Demo Lets Martins Ferry High School Students See Through the Eyes of Drunken Drivers

Photo by Shelley Hanson Ohio State Highway Patrol Trooper Rocky Hise gives Martins Ferry High student Merritt Craft a nystagmus eye test while she wears goggles that mimic being under the influence on Wednesday. In the background is lawyer Christian Turak.

While wearing goggles that mimic being impaired by alcohol, student Merritt Craft struggled to walk in a straight line, lift her leg or see much of anything at her school’s gymnasium.

The sobriety test, administered by Ohio State Highway Patrol Trooper Rocky Hise, was part of a program held Wednesday at Martins Ferry High School, thanks to sponsor and organizer Gold Khourey & Turak, a local law firm.
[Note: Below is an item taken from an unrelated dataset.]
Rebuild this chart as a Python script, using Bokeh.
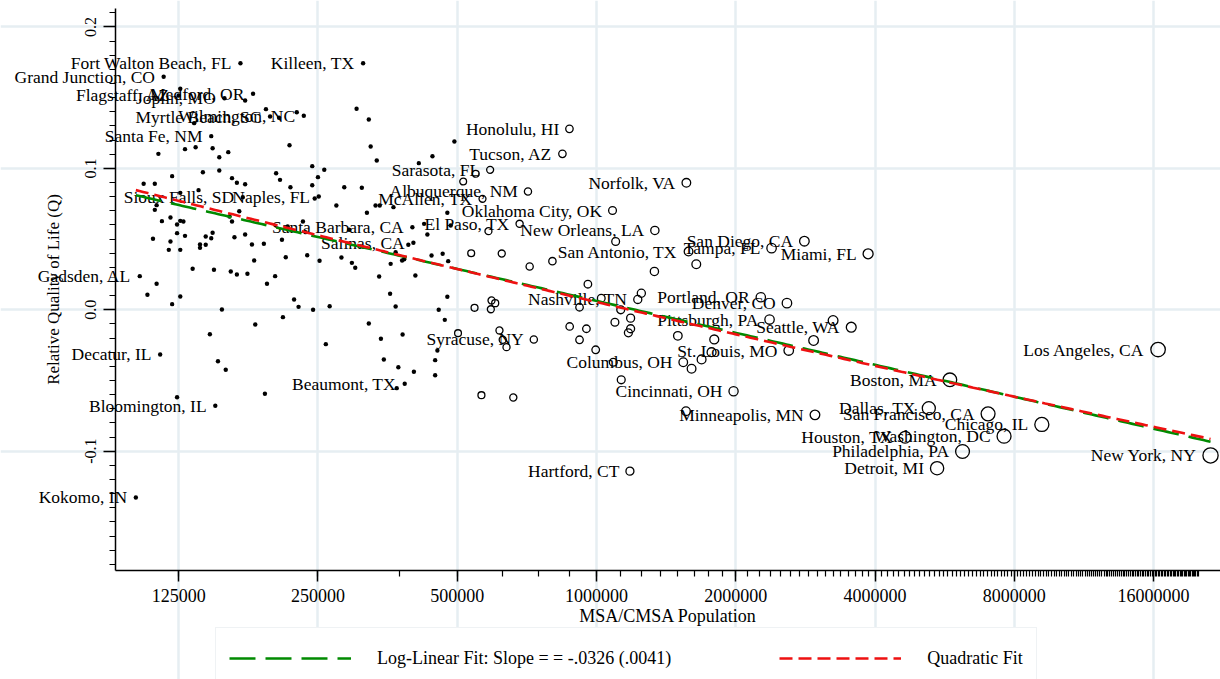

Seeing their fellow student struggle with tasks that normally would be a breeze for most young, healthy teenagers was meant to show the teens how poorly someone would drive if they were in Craft’s shoes.

During the Booze Cruise and You’ll Lose program, Craft and 51 other seniors, also got to answer questions via cell phone app about the laws related to DUI and how alcohol actually impairs a motorist’s ability to drive properly.

The students shared a lot laughs during the assembly and got free T-shirts, hats and other items during the program, but in the end their principal, Joe Mamone, asked them to look out for each other.

“Step in and be a good friend and take that person’s keys. Don’t let that be the last time you see them,” Mamone said, adding he was in no way advocating for underage drinking.

During his talk, Hise taught the teens that sobriety tests cannot be beat because the body reveals certain responses that can’t be masked. For example, an eye test called the horizontal gaze nystagmus involves a person following an officer’s finger or penlight from side to side. If a person is under the influence their typical eye movements will be more pronounced.

They also learned the legal blood-alcohol limit for those underage is lower than adults — 0.02 percent. The limit for adults in Ohio is 0.08 percent. And despite what some students previously thought, one cannot fool a breathalyzer test by eating toothpaste or sucking on a penny. In fact, it can’t be fooled at all, Hise noted.

In addition to it being dangerous for themselves and others on the road, the students were reminded of other potential consequences of drinking and driving — such as going to jail, losing their driver’s license and damaging their reputation, to name a few.

In addition to the GKT and the OSP, the Wheeling Nailers and WTOV 9 also participated in the program.